Kelley protests 19th Street dump site; city says site is legal, safe
Published 9:28 pm Tuesday, September 19, 2017
By Jesse Wright
jesse.wright@panews.com
Since Monday, community activist Hilton Kelley has been protesting a dump collection site on 19th Street.
The site is used to sort debris from Tropical Storm Harvey. Debris must be sorted by type before waste can go into the landfill and the cities across the area have sites located at various areas in their communities.
However, Kelley, who is the founder of the environmental nonprofit Community In-Power and Development Association Inc., said the 19th Street site in Port Arthur is illegal and harmful to residents.

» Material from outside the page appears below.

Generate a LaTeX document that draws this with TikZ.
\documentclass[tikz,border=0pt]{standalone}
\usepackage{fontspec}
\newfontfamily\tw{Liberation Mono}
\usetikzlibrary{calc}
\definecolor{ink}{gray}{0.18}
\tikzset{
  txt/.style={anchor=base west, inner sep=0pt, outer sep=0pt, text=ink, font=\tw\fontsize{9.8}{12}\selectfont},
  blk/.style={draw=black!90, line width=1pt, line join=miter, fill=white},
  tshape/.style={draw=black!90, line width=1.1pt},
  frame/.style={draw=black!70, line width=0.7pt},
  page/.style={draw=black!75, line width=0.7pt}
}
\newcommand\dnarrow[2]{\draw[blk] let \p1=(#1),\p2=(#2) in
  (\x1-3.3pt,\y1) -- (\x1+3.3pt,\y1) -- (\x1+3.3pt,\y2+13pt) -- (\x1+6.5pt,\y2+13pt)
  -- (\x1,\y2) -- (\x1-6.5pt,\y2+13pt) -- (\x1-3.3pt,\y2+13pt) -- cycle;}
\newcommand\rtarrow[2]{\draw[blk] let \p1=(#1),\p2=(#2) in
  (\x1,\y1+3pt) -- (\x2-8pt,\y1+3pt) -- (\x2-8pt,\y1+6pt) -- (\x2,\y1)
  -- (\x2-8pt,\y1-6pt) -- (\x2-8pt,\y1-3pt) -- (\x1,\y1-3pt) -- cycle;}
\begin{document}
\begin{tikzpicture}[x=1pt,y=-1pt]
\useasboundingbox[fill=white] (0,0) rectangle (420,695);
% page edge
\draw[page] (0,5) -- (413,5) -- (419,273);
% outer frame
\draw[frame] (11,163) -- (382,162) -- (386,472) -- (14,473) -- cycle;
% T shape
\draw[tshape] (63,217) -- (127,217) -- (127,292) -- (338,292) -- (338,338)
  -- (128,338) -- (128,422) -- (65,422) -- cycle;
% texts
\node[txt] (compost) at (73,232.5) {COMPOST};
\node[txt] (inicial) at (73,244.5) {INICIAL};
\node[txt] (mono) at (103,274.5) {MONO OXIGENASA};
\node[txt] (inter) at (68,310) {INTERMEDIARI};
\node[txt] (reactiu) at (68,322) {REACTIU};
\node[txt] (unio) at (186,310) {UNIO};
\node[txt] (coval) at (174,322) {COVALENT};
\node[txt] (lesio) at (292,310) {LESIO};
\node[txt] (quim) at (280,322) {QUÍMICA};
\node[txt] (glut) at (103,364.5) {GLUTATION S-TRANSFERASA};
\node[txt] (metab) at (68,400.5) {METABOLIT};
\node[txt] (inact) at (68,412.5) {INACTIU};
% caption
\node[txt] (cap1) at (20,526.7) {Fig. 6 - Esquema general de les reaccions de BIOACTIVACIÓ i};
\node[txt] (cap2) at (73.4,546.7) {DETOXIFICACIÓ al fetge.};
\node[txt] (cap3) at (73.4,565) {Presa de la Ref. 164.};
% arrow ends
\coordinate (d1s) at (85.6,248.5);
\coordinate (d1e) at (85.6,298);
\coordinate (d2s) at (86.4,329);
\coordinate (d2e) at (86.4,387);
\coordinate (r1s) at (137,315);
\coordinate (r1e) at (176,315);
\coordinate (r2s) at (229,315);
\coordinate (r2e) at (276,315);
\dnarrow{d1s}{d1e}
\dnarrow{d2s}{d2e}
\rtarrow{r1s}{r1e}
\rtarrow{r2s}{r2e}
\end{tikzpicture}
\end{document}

To the contrary, City Manager Brian McDougal says the site is legal and, at least according to the Texas Commission on Environmental Quality, wholly safe.
Kelley disputes this.
“TCEQ approves a lot of things that are not necessarily healthy for us,” Kelley said. “They approved a lot of applications for the chemical refineries. And they’re lacking in enforcing when they have an emission event.”
Since Monday, Kelley said that he and city Councilman Harold Doucet have been blocking access to the collection site, though he acknowledged the mayor and city officials want to continue to use the location.
Kelley claims the area is a landfill filled with toxins. However, McDougal said the operation is safe—according to state standard.
“TCEQ did approve the site; it is a legal site,” he said. “TCEQ inspected it.”
He added that the location is central and convenient and that’s why it was chosen.
Nevertheless, Kelley said he is passionate about shutting the location down. On Tuesday he reported that he, McDougal and others met at the site for a “heated discussion” that seemed primed to verge into a fistfight.
Kelley said he is not afraid of fisticuffs, if it comes to that.
“A good old fistfight never killed nobody,” he said.
So, while there was no violence Tuesday, Kelley is not giving up. He hopes to mobilize the community Sept. 27 for a showdown. He is asking for area residents to join him at 9 a.m. to protest the site.
“I am trying to muster up citizens to come and stand with me,” he said. “I don’t live in that neighborhood, but I am a community activist. … I am trying to get them to go stand with me.”
He said he will be holding a press conference at 9:30 or 10 a.m. that day.